— Begin Material —
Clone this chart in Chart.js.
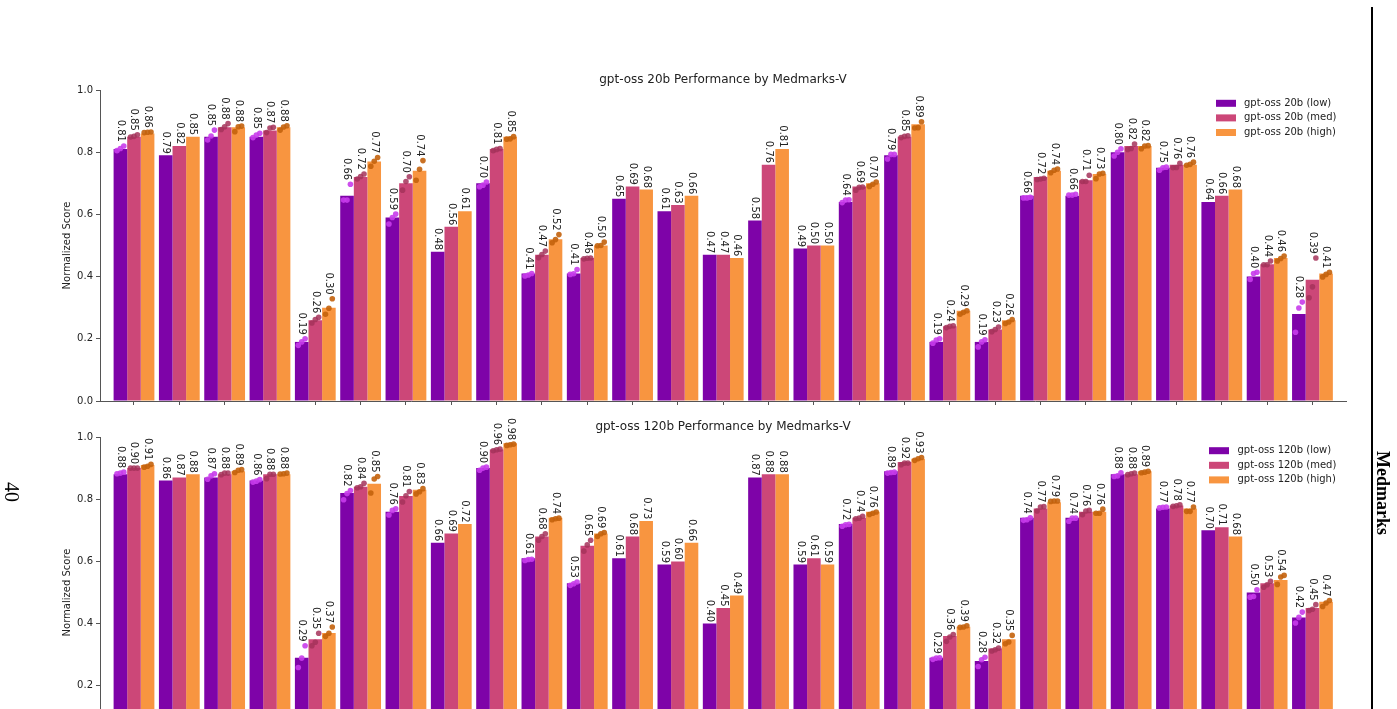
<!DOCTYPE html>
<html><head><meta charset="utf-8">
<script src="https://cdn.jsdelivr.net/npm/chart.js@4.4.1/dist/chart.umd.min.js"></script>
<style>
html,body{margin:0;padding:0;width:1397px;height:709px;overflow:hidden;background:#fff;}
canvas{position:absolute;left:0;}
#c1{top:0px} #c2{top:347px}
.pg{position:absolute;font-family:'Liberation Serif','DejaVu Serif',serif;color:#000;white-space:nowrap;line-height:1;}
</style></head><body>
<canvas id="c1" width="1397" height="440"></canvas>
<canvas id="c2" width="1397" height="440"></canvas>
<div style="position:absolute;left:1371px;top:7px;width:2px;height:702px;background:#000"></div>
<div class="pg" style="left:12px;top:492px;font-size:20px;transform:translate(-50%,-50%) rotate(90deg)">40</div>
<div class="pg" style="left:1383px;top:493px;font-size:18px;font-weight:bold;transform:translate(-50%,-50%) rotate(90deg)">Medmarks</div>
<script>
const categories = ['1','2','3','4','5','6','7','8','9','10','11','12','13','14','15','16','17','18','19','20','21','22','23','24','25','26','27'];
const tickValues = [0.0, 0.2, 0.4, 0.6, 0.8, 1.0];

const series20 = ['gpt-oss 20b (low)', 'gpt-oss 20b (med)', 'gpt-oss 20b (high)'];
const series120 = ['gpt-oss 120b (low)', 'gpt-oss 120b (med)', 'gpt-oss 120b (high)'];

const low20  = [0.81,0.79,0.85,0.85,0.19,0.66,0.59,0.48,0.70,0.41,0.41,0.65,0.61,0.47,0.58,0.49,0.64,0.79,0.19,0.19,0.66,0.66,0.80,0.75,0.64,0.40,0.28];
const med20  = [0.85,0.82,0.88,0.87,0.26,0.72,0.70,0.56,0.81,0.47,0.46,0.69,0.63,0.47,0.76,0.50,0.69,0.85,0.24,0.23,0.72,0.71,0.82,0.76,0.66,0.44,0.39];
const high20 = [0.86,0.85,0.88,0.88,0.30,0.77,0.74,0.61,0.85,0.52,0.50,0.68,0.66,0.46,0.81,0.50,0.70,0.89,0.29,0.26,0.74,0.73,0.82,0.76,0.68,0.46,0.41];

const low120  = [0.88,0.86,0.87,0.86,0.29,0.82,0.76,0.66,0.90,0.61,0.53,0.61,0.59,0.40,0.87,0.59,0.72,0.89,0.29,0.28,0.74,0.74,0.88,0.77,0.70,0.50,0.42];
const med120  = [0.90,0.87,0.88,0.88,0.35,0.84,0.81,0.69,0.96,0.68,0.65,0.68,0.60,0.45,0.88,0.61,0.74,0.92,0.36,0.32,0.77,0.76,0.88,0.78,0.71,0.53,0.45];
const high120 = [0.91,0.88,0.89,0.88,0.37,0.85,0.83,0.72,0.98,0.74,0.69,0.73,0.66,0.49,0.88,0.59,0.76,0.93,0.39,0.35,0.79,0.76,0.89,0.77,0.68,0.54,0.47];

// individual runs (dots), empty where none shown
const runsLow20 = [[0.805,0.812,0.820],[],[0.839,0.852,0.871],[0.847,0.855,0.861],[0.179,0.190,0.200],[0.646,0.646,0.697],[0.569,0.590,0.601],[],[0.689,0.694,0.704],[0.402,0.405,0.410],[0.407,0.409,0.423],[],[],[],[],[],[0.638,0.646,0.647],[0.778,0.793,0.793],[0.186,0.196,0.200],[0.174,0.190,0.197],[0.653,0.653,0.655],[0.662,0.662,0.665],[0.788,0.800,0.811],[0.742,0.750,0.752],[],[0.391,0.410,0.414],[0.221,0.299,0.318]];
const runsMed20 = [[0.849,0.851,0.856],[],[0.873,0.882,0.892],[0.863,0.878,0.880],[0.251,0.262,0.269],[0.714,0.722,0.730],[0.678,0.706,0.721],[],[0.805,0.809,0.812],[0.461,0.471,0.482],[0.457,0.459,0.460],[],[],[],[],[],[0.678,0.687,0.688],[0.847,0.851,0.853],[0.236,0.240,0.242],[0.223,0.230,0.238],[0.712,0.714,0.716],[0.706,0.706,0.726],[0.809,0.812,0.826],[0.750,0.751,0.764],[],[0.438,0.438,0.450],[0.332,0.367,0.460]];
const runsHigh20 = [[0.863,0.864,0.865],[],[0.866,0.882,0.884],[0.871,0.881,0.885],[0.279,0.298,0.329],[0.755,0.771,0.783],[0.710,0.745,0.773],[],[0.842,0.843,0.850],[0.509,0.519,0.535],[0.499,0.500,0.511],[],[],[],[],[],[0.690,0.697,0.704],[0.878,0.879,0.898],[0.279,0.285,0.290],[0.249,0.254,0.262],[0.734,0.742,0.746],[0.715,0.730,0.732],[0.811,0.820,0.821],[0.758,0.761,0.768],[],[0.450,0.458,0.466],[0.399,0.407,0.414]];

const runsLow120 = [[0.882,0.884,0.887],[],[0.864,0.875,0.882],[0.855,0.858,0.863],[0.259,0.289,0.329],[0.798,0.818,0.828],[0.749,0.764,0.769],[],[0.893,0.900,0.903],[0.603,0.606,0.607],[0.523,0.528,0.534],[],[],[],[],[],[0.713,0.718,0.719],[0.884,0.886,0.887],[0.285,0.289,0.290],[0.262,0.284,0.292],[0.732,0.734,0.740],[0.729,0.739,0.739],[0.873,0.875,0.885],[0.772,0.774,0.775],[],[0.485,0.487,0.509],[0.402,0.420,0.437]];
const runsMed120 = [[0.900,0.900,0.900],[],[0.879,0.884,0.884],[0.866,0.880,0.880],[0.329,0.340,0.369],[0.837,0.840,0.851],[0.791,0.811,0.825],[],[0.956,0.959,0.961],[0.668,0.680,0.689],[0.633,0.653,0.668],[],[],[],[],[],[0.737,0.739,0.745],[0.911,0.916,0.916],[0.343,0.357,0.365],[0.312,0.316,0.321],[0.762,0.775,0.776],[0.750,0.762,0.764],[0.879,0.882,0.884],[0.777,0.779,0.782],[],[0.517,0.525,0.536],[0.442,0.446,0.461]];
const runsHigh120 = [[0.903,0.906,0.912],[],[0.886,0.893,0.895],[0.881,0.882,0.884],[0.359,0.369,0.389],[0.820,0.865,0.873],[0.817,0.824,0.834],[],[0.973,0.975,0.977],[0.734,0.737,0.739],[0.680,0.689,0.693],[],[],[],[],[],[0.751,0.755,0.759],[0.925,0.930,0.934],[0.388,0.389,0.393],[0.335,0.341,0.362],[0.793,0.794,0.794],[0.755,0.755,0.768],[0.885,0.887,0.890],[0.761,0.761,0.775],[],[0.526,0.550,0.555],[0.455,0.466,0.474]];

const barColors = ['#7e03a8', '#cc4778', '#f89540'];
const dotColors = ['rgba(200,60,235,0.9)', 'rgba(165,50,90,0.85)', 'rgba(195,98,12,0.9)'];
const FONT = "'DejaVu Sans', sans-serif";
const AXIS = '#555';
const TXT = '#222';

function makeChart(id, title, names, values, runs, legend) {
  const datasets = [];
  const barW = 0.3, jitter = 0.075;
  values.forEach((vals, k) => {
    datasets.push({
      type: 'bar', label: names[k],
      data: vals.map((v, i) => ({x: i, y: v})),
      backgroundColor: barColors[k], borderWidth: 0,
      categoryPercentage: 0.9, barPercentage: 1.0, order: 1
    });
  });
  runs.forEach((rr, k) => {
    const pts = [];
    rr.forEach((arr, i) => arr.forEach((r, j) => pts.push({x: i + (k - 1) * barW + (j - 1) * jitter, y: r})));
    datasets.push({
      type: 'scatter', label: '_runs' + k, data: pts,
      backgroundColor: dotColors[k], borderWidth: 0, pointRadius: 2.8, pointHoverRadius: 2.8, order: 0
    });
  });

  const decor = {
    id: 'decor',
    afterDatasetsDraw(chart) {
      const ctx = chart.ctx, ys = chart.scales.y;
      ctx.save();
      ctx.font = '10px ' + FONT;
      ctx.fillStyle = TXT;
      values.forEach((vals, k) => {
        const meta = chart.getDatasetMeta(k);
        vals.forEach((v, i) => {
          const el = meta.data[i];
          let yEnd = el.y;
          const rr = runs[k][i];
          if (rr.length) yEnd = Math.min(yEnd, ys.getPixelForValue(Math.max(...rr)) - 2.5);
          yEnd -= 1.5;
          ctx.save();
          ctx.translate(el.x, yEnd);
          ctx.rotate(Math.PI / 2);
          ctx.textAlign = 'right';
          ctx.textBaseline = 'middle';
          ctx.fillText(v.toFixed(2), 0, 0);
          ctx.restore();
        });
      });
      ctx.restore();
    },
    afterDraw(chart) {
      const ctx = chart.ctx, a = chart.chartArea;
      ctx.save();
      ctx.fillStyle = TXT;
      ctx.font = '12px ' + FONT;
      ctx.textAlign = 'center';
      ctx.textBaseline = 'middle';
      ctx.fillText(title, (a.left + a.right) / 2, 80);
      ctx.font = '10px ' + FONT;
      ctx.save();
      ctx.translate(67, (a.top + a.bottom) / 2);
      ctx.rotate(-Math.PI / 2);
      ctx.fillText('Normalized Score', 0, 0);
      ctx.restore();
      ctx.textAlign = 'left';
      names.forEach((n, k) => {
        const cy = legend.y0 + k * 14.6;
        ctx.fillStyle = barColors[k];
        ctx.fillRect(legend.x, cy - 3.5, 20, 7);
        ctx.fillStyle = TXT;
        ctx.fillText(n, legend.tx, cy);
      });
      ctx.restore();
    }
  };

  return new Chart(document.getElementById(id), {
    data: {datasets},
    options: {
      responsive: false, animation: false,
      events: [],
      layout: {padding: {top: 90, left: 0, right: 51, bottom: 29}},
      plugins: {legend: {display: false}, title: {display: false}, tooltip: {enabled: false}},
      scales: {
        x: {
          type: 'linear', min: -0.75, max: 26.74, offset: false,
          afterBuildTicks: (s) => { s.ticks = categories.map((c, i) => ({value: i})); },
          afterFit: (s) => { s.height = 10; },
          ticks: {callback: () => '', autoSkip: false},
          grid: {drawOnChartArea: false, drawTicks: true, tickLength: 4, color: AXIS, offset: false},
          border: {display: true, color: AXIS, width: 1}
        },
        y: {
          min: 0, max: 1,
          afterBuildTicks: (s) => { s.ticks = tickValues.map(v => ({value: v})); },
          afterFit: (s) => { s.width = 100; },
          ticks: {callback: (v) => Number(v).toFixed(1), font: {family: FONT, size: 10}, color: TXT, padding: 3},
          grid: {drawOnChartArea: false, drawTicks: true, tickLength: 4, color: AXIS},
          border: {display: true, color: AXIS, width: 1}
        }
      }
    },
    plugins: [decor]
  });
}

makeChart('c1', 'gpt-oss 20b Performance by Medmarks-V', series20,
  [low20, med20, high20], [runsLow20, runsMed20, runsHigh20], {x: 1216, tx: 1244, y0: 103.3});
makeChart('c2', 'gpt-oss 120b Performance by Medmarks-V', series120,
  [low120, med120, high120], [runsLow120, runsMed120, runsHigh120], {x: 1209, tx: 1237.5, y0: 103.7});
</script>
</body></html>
— End Material —
Work to do
Restate each line from the start of the listing through the line bearing "const tickValues = [0.0, 0.2, 0.4, 0.6, 0.8, 1.0];" word for word. Drop the pictures.

Result for this exercise
Clone this chart in Chart.js.
<!DOCTYPE html>
<html><head><meta charset="utf-8">
<script src="https://cdn.jsdelivr.net/npm/chart.js@4.4.1/dist/chart.umd.min.js"></script>
<style>
html,body{margin:0;padding:0;width:1397px;height:709px;overflow:hidden;background:#fff;}
canvas{position:absolute;left:0;}
#c1{top:0px} #c2{top:347px}
.pg{position:absolute;font-family:'Liberation Serif','DejaVu Serif',serif;color:#000;white-space:nowrap;line-height:1;}
</style></head><body>
<canvas id="c1" width="1397" height="440"></canvas>
<canvas id="c2" width="1397" height="440"></canvas>
<div style="position:absolute;left:1371px;top:7px;width:2px;height:702px;background:#000"></div>
<div class="pg" style="left:12px;top:492px;font-size:20px;transform:translate(-50%,-50%) rotate(90deg)">40</div>
<div class="pg" style="left:1383px;top:493px;font-size:18px;font-weight:bold;transform:translate(-50%,-50%) rotate(90deg)">Medmarks</div>
<script>
const categories = ['1','2','3','4','5','6','7','8','9','10','11','12','13','14','15','16','17','18','19','20','21','22','23','24','25','26','27'];
const tickValues = [0.0, 0.2, 0.4, 0.6, 0.8, 1.0];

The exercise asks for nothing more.